Приехал в Германию — и чуть не потерялся: извозчик, распознавши в нём русского, завёз к белоэмигрантам, так что он потом долго трясся от страха. Наконец фон Ризен, встречавший его на вокзале, отыскал «профессора Малевича» и привёл к себе в семью, где тот и прожил все десять недель в Германии. Ханс фон Ризен и его брат Александр хорошо говорили по-русски. Его отец раньше долгое время жил в Москве и работал инженером, потом ещё до революции с женой и детьми вернулся в Германию (был выслан в 1915 году как подданный враждебного государства). Один из его сыновей стал художником, другой — скульптором. Малевич освоился у фон Ризенов так быстро, что уже через несколько дней его воспринимали как члена семьи. Впрочем, у фон Ризенов часто размешали русских, например, перед Малевичем они принимали ветеринара, изучавшего методы борьбы с куриной чумой, а после него — химика, озабоченного коксованием каменного угля. Так что Малевич на этом фоне не выглядел чем-то экстраординарным.

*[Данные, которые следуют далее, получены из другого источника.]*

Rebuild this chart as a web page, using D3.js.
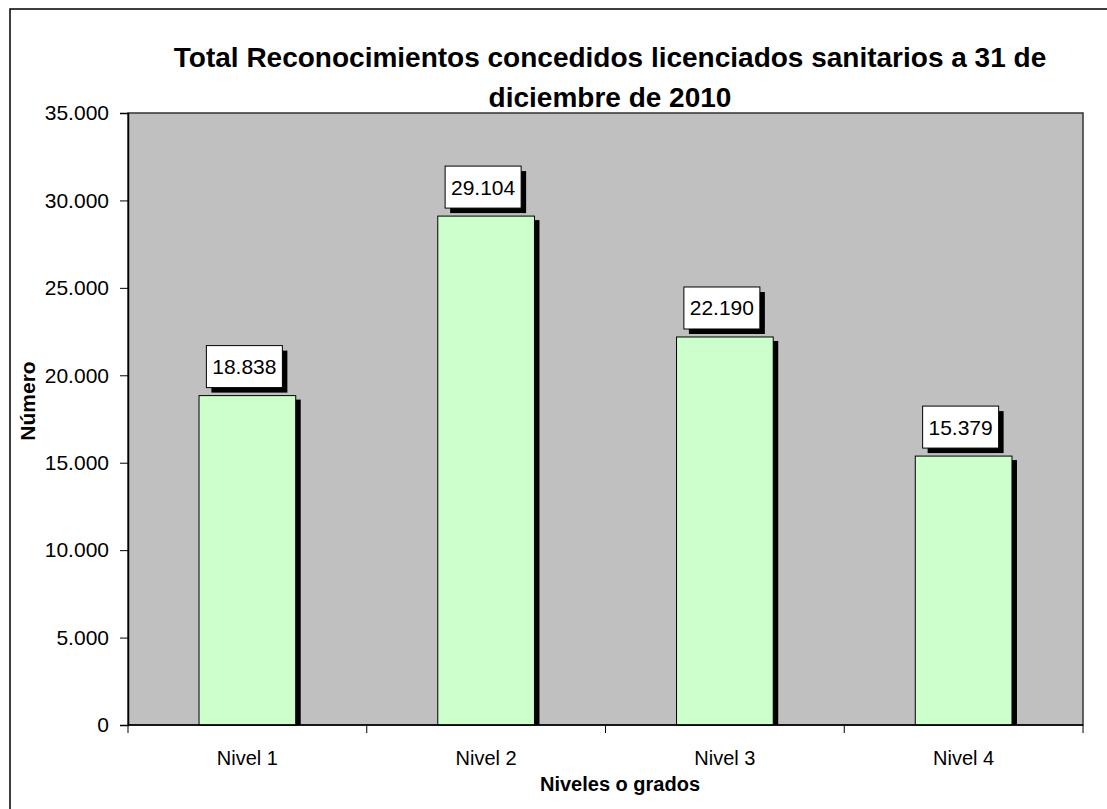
<!DOCTYPE html>
<html>
<head>
<meta charset="utf-8">
<script src="https://cdn.jsdelivr.net/npm/d3@7"></script>
<style>
  html, body { margin: 0; padding: 0; background: #fff; }
  svg { display: block; font-family: Arial, "Liberation Sans", sans-serif; }
</style>
</head>
<body>
<svg id="chart" width="1107" height="809"></svg>
<script>
// Reconocimientos concedidos por nivel
const categories = ["Nivel 1", "Nivel 2", "Nivel 3", "Nivel 4"];
const values = [18838, 29104, 22190, 15379];
const yTicks = [0, 5000, 10000, 15000, 20000, 25000, 30000, 35000];
const titleLines = ["Total Reconocimientos concedidos licenciados sanitarios a 31 de", "diciembre de 2010"];

const svg = d3.select("#chart");
const plot = { left: 128, top: 113, right: 1083, bottom: 725 };

const fmt = v => d3.format(",")(v).replace(/,/g, ".");

// outer chart frame (only left and top edges fall inside the page)
svg.append("rect")
  .attr("x", 10).attr("y", 9).attr("width", 1200).attr("height", 900)
  .attr("fill", "none").attr("stroke", "#000").attr("stroke-width", 1.5);

const x = d3.scaleBand().domain(categories).range([plot.left, plot.right]).paddingInner(0).paddingOuter(0);
const y = d3.scaleLinear().domain([0, 35000]).range([plot.bottom, plot.top]);

// plot background
svg.append("rect")
  .attr("x", plot.left).attr("y", plot.top)
  .attr("width", plot.right - plot.left).attr("height", plot.bottom - plot.top)
  .attr("fill", "#C0C0C0").attr("stroke", "#333").attr("stroke-width", 1.5);

// title
svg.append("text")
  .attr("x", 610).attr("y", 67)
  .attr("text-anchor", "middle")
  .attr("font-size", 28).attr("font-weight", "bold")
  .selectAll("tspan").data(titleLines).join("tspan")
  .attr("x", 610).attr("dy", (d, i) => i === 0 ? 0 : 40)
  .text(d => d);

// bars
const barW = x.bandwidth() * 0.405;
const sh = 5;
const g = svg.append("g");
categories.forEach((c, i) => {
  const cx = x(c) + x.bandwidth() / 2;
  const bx = cx - barW / 2;
  const by = y(values[i]);
  g.append("rect").attr("x", bx + sh).attr("y", by + 4)
    .attr("width", barW).attr("height", plot.bottom - by - 4).attr("fill", "#000");
  g.append("rect").attr("x", bx).attr("y", by)
    .attr("width", barW).attr("height", plot.bottom - by)
    .attr("fill", "#CCFFCC").attr("stroke", "#000").attr("stroke-width", 1);

  // value label box
  const lw = 76, lh = 42;
  const lx = cx - 3 - lw / 2, ly = by - 8 - lh;
  g.append("rect").attr("x", lx + sh).attr("y", ly + sh)
    .attr("width", lw).attr("height", lh).attr("fill", "#000");
  g.append("rect").attr("x", lx).attr("y", ly)
    .attr("width", lw).attr("height", lh)
    .attr("fill", "#fff").attr("stroke", "#000").attr("stroke-width", 1);
  g.append("text").attr("x", lx + lw / 2).attr("y", ly + lh / 2 + 7.5)
    .attr("text-anchor", "middle").attr("font-size", 21)
    .text(fmt(values[i]));
});

// y axis
const yAxis = svg.append("g").attr("transform", `translate(${plot.left},0)`)
  .call(d3.axisLeft(y).tickValues(yTicks).tickSize(8).tickPadding(11).tickFormat(fmt));
yAxis.select(".domain").attr("stroke", "#000").attr("stroke-width", 1.5);
yAxis.selectAll(".tick line").attr("stroke", "#000");
yAxis.selectAll(".tick text").attr("font-size", 21).attr("fill", "#000")
  .attr("font-family", "Arial, 'Liberation Sans', sans-serif");

// x axis
const xTicks = d3.range(categories.length + 1).map(i => plot.left + i * x.bandwidth());
const xa = svg.append("g");
xa.append("line").attr("x1", plot.left).attr("x2", plot.right)
  .attr("y1", plot.bottom).attr("y2", plot.bottom).attr("stroke", "#000").attr("stroke-width", 1.5);
xa.selectAll("line.tk").data(xTicks).join("line").attr("class", "tk")
  .attr("x1", d => d).attr("x2", d => d)
  .attr("y1", plot.bottom).attr("y2", plot.bottom + 8).attr("stroke", "#000");
xa.selectAll("text").data(categories).join("text")
  .attr("x", d => x(d) + x.bandwidth() / 2).attr("y", 765)
  .attr("text-anchor", "middle").attr("font-size", 20).text(d => d);

// axis titles
svg.append("text").attr("x", 620).attr("y", 791)
  .attr("text-anchor", "middle").attr("font-size", 20).attr("font-weight", "bold")
  .text("Niveles o grados");
svg.append("text").attr("transform", "translate(35,401) rotate(-90)")
  .attr("text-anchor", "middle").attr("font-size", 21).attr("font-weight", "bold")
  .text("Número");
</script>
</body>
</html>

Выставка в Берлине открылась 7 мая 1927 года. Принимали тепло. «Работа w Германии тем хорошо, что сейчас всё это будет известно на целый свет… — вот немного наивный взгляд Малевича. — С мнением моим считаются как с аксиомой. Одним словом, слава льётся, где дворником улица метётся. Но только один недостаток у них выражается в том, что никто не догадывается между листьев славы всунуть какие-нибудь червонцы. Они обо мне такого мнения, что такой известный художник, конечно, обеспечен всем». Но есть и в этом плане маленькие радости: «Продал свою зимку за 2000 рубликов („Утро после вьюги в деревне“ — продать эту работу ему помог художник и писатель Ханс Рихтер. — К. Б.)… клюёт заказ одной фирмы на супрематический орнамент за 500 рублей» (не клюнул, к сожалению).

Приехал Малевич, впрочем, не только чтобы показать на выставке своё творчество, а и чтобы издать книгу и познакомиться с местной творческой интеллигенцией. С книгой — получилось. Издавал Малевича Ласло Мохоли-Надь — венгерский живописец, график, типограф и фотограф, художник театра и кино. В те времена он жил в Берлине, потом (в 1934-м) эмигрировал, с 1937 года жил в США. Издавать было непросто: институт не разрешил использовать бесплатно клише для иллюстраций, затребовал денег, и не маленьких, так что в итоге Малевичу уже в Москве пришлось фотографировать и отправлять все работы издателю. За книгу, в которой содержались введение в теорию прибавочных элементов в живописи и фрагмент книги «Супрематизм: Мир как беспредметность, или Вечный покой», он получил тысячу марок.

Познакомиться тоже получилось. По немецким архитекторам и художникам его возил Тадеуш Пайпер (польский поэт и теоретик авангарда). Сначала он притащил Малевича к немецкому архитектору Людвигу Мис ван дер Роэ; Малевич доказывал собравшимся, что архитектура, как и вообще прикладное искусство, развивается исходя из чисто эстетических факторов, без участия исторических или социальных. Такого мнения никто не ожидал от гражданина Советской России. Мис ван дер Роэ и Пайпер с Малевичем не соглашались, но вопросы повисали в воздухе — беседа служила не столько спору, сколько знакомству и «называнию» противоречий. На большее не было времени, да и языка Малевич не знал, что не способствовало живости обмена репликами.